Михаил Байтальский - Тетради для внуков
В изоляторе нас запирали на ночь. При свете коптилки мы вслух, по памяти, читали стихи. Один товарищ, студент, прекрасно читал. Лучше всего ему удавался "Медный всадник". До сих пор мое восприятие пушкинской поэмы окрашено тюремными эмоциями 1937 года, я вижу властителя, построившего свою столицу на костях и пугавшего людей и после смерти. Страх пережил его.
… Миновали зима и лето. Они оставили во мне смутное чувство близкой опасности. Лагерник должен вечно трястись. Страх немедленного наказания лучше всего размягчает человеческую глину. Начальники хозяйств мнут, перемешивают и просеивают нас подобно тому, как мы управлялись с глиной, из которой лепили кирпичи для социалистической индустрии на диком бреге Воркуты.

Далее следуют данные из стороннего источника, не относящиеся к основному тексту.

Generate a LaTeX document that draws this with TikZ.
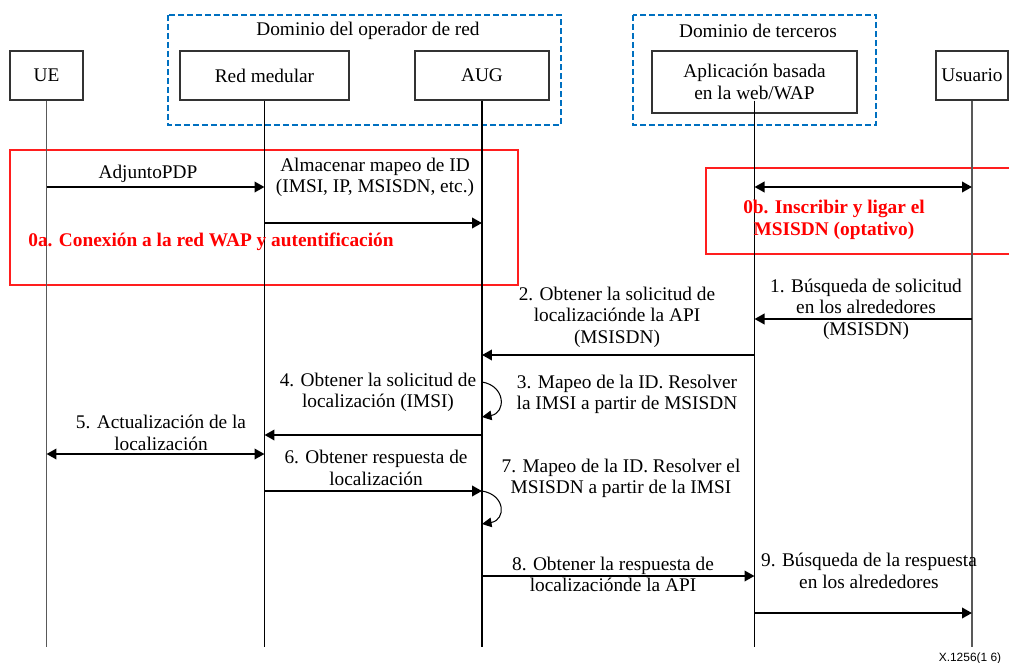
\documentclass[tikz,border=0pt]{standalone}
\usepackage{fontspec}
\setmainfont{Liberation Serif}
\newfontfamily\figfont{Liberation Sans}
\usetikzlibrary{arrows.meta}

\definecolor{domblue}{RGB}{0,112,192}
\definecolor{phasered}{RGB}{255,30,30}

\tikzset{
  actor/.style={draw=black!80, line width=0.6pt, inner sep=0pt, minimum height=0.98cm, align=center},
  lifeline/.style={line width=0.6pt},
  grayline/.style={draw=black!65, line width=0.9pt},
  msg/.style={line width=1.2pt, -{Triangle[length=0.2cm,width=0.21cm]}},
  dmsg/.style={line width=1.2pt, {Triangle[length=0.2cm,width=0.21cm]}-{Triangle[length=0.2cm,width=0.21cm]}},
  selfmsg/.style={line width=0.6pt, -{Triangle[length=0.19cm,width=0.19cm]}},
  domainbox/.style={draw=domblue, line width=0.9pt, dash pattern=on 0.12cm off 0.06cm},
  phasebox/.style={draw=phasered, line width=0.6pt},
  msglabel/.style={inner sep=0pt, align=center},
  phaselabel/.style={inner sep=0pt, align=center, text=red, font=\fontsize{11}{12.2}\selectfont\bfseries}
}

\begin{document}
\begin{tikzpicture}[x=0.02cm, y=-0.02cm, font=\fontsize{11}{12.2}\selectfont]
  \useasboundingbox (0,0) rectangle (1009,663);

  % domains
  \draw[domainbox] (168,15) rectangle (561,125);
  \draw[domainbox] (633,15) rectangle (876,125);
  \node[msglabel] (opdom) at (368,31) {Dominio del operador de red};
  \node[msglabel] (tpdom) at (758,31) {Dominio de terceros};

  % actors
  \node[actor, minimum width=1.46cm] (ue) at (46.5,75.5) {UE};
  \node[actor, minimum width=3.38cm] (red) at (264.5,75.5) {Red medular};
  \node[actor, minimum width=2.68cm] (aug) at (482,75.5) {AUG};
  \node[actor, minimum width=4.1cm, minimum height=1.24cm] (app) at (754.5,82)
    {Aplicación basada\\en la web/WAP};
  \node[actor, minimum width=1.44cm] (usr) at (972,75.5) {Usuario};
  \coordinate (bottom) at (0,647);

  % phases
  \draw[phasebox] (10,150) rectangle (518,285);
  \draw[phasebox] (706,168) rectangle (1015,254);

  % lifelines
  \draw[grayline] (ue.south) -- (ue.south |- bottom);
  \draw[lifeline] (red.south) -- (red.south |- bottom);
  \draw[lifeline] (aug.south) -- (aug.south |- bottom);
  \draw[lifeline] ([yshift=0.26cm]app.south) -- (app.south |- bottom);
  \draw[grayline] (usr.south) -- (usr.south |- bottom);

  % 0a
  \draw[msg] (ue.south |- 0,187) -- (red.south |- 0,187);
  \node[msglabel] (pdp) at (148,174) {AdjuntoPDP};
  \draw[msg] (red.south |- 0,223) -- (aug.south |- 0,223);
  \node[msglabel] (store) at (375,177.5) {Almacenar mapeo de ID\\(IMSI, IP, MSISDN, etc.)};
  \node[phaselabel, anchor=west] (ph0a) at (28,242) {0a. Conexión a la red WAP y autentificación};

  % 0b
  \draw[dmsg] (app.south |- 0,187) -- (usr.south |- 0,187);
  \node[phaselabel] (ph0b) at (834,220) {0b. Inscribir y ligar el\\MSISDN (optativo)};

  % 1-9
  \draw[msg] (usr.south |- 0,319) -- (app.south |- 0,319);
  \node[msglabel] (m1) at (866,309) {1. Búsqueda de solicitud\\en los alrededores\\(MSISDN)};
  \draw[msg] (app.south |- 0,355) -- (aug.south |- 0,355);
  \node[msglabel] (m2) at (617,317) {2. Obtener la solicitud de\\localizaciónde la API\\(MSISDN)};
  \draw[selfmsg] (aug.south |- 0,382) .. controls +(24,4) and +(24,-4) .. (aug.south |- 0,417);
  \node[msglabel] (m3) at (627,394.5) {3. Mapeo de la ID. Resolver\\la IMSI a partir de MSISDN};
  \draw[msg] (aug.south |- 0,435) -- (red.south |- 0,435);
  \node[msglabel] (m4) at (378,392.5) {4. Obtener la solicitud de\\localización (IMSI)};
  \draw[dmsg] (ue.south |- 0,454) -- (red.south |- 0,454);
  \node[msglabel] (m5) at (161,433) {5. Actualización de la\\localización};
  \draw[msg] (red.south |- 0,491) -- (aug.south |- 0,491);
  \node[msglabel] (m6) at (376,468) {6. Obtener respuesta de\\localización};
  \draw[selfmsg] (aug.south |- 0,491) .. controls +(24,4) and +(24,-4) .. (aug.south |- 0,524);
  \node[msglabel] (m7) at (621,478.5) {7. Mapeo de la ID. Resolver el\\MSISDN a partir de la IMSI};
  \draw[msg] (aug.south |- 0,576) -- (app.south |- 0,576);
  \node[msglabel] (m8) at (613,574.5) {8. Obtener la respuesta de\\localizaciónde la API};
  \draw[msg] (app.south |- 0,613) -- (usr.south |- 0,613);
  \node[msglabel] (m9) at (869,571) {9. Búsqueda de la respuesta\\en los alrededores};

  \node[inner sep=0pt, font=\figfont\fontsize{6.8}{8}\selectfont] (fig) at (970,658) {X.1256(1 6)};
\end{tikzpicture}
\end{document}
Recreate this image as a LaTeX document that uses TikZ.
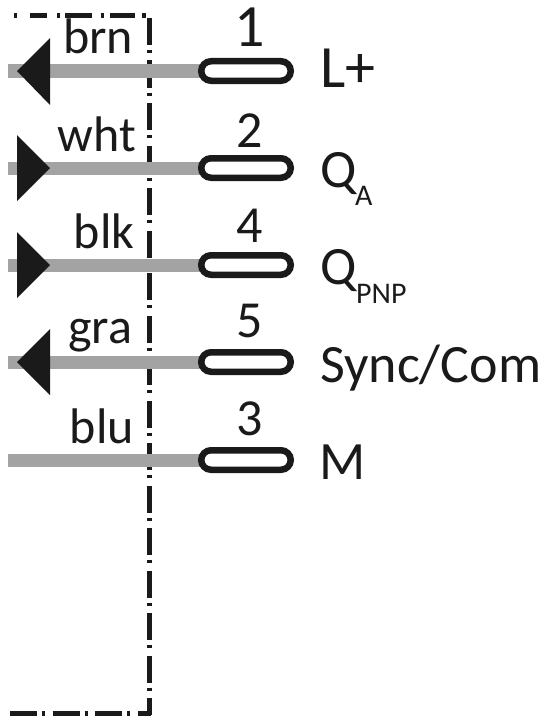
\documentclass[tikz,border=0pt]{standalone}
\usepackage{fontspec}
\setmainfont{Carlito}
\usetikzlibrary{shapes.misc,backgrounds}
\definecolor{wiregray}{HTML}{A3A3A3}
\definecolor{inkblack}{HTML}{1A1A1A}
\tikzset{
  x=1pt,y=-1pt,
  pad/.style={rounded rectangle,draw=inkblack,fill=white,line width=6.5pt,minimum width=89.5pt,minimum height=19.5pt,inner sep=0pt,outer sep=0pt},
  wire/.style={draw=wiregray,line width=13pt},
  border/.style={draw=inkblack,line width=5pt,dash pattern=on 27pt off 5pt on 3pt off 7.5pt},
  wirelabel/.style={anchor=base,font=\fontsize{50}{50}\selectfont,text=inkblack,inner sep=0pt},
  pinlabel/.style={anchor=base,font=\fontsize{52}{52}\selectfont,text=inkblack,inner sep=0pt},
  signal/.style={anchor=base west,font=\fontsize{54}{54}\selectfont,text=inkblack,inner sep=0pt},
  subs/.style={anchor=base west,font=\fontsize{30}{30}\selectfont,text=inkblack,inner sep=0pt},
  tri/.style={fill=inkblack,draw=none}
}
\begin{document}
\begin{tikzpicture}
\useasboundingbox (0,0) rectangle (546,717);
% border (below the wires)
\coordinate (tl) at (14,15.5);
\coordinate (tr) at (149,15.5);
\coordinate (bl) at (10,713);
\coordinate (br) at (151,713);
\coordinate (vt) at (149,18);
\coordinate (vb) at (149,715);
\begin{pgfonlayer}{background}
\draw[border] (vt) -- (vb);
\draw[inkblack,line width=5pt,dash pattern=on 3pt off 13pt on 17pt off 10pt on 3pt off 5pt on 27pt off 8.5pt on 3pt off 6.5pt on 25pt off 7pt on 4pt off 20pt] (tl) -- (tr);
\draw[border] (bl) -- (br);
\end{pgfonlayer}
% pads and wires
\foreach \n/\y in {a/71,b/168,c/265,d/362,e/460}{
  \coordinate (w\n) at (8,\y);
  \node[pad] (p\n) at (246,\y) {};
  \begin{pgfonlayer}{background}
    \draw[wire] (w\n) -- (p\n.west);
  \end{pgfonlayer}
}
% triangles
\fill[tri] (17,71) -- (50,38) -- (50,105) -- cycle;
\fill[tri] (50,168) -- (17,135) -- (17,201) -- cycle;
\fill[tri] (50,265) -- (17,232) -- (17,298) -- cycle;
\fill[tri] (17,362) -- (50,329) -- (50,395) -- cycle;
% wire labels
\node[wirelabel] (lb1) at (98,53) {brn};
\node[wirelabel] (lb2) at (97,151) {wht};
\node[wirelabel] (lb3) at (104,248) {blk};
\node[wirelabel] (lb4) at (100,343) {gra};
\node[wirelabel] (lb5) at (102,443) {blu};
% pin numbers
\node[pinlabel,font=\fontsize{60}{60}\selectfont] (n1) at (250,47) {1};
\node[pinlabel] (n2) at (250,147) {2};
\node[pinlabel] (n4) at (250,242) {4};
\node[pinlabel] (n5) at (250,337) {5};
\node[pinlabel] (n3) at (250,435) {3};
% signals
\node[signal,font=\fontsize{60}{60}\selectfont] (s1) at (320,87) {L+};
\node[signal] (s2) at (320,187) {Q};
\node[subs] (s2s) at (355,205) {A};
\node[signal] (s4) at (320,284) {Q};
\node[subs] (s4s) at (356,303) {PNP};
\node[signal] (s5) at (320,382) {Sync/Com};
\node[signal] (s3) at (319,479) {M};
\end{tikzpicture}
\end{document}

Где-то там наверху произвели очередное перемешивание и просеивание. И в одно скверное осеннее утро открывается дверь изолятора и вызывают нескольких человек. Я взял свой мешок и простился с Аркадием, Максимчиком и другими друзьями. А в этот самый час от узкоколейки к кирпичному двигался другой этап. Мы сошлись у брода через Юнь-Ягу. Все те же лица в грязи и копоти лагерных изоляторов!
– Гриша, тебя снова сюда? Откуда?
– С Усы, а тебя куда?
– Не знаю.
Конвойные попались хорошие ребята. Нас не стали торопить, под видом непременного закуривания мы все вместе постояли несколько минут.
– Второй раз на кирпичный, так спроста не бывает. Ну, Миша, давай поцелуемся на прощанье.
Прошло много лет с того утра, а передо мной все стоит широкоплечая фигура Гриши. Он опустил на землю свою корзину – он таскал не мешок как все, а квадратную тростниковую корзину, в ней удобнее держать книги, – и, крепко охватив ладонями мою голову, прижался жесткой щетинистой щекой к моей щеке.
Этапы двинулись – каждый в свою сторону. Я оглянулся и сумел различить Гришу в толпе людей, один за другим перепрыгивающих с камня на камень. Юнь-Яга начала замерзать, камни были скользкие. Гриша поскользнулся и, видимо, промочил ногу. В движении произошла заминка.
Когда все перебрались на противоположный берег, я уже не мог различить никого. Гриша! Гриша!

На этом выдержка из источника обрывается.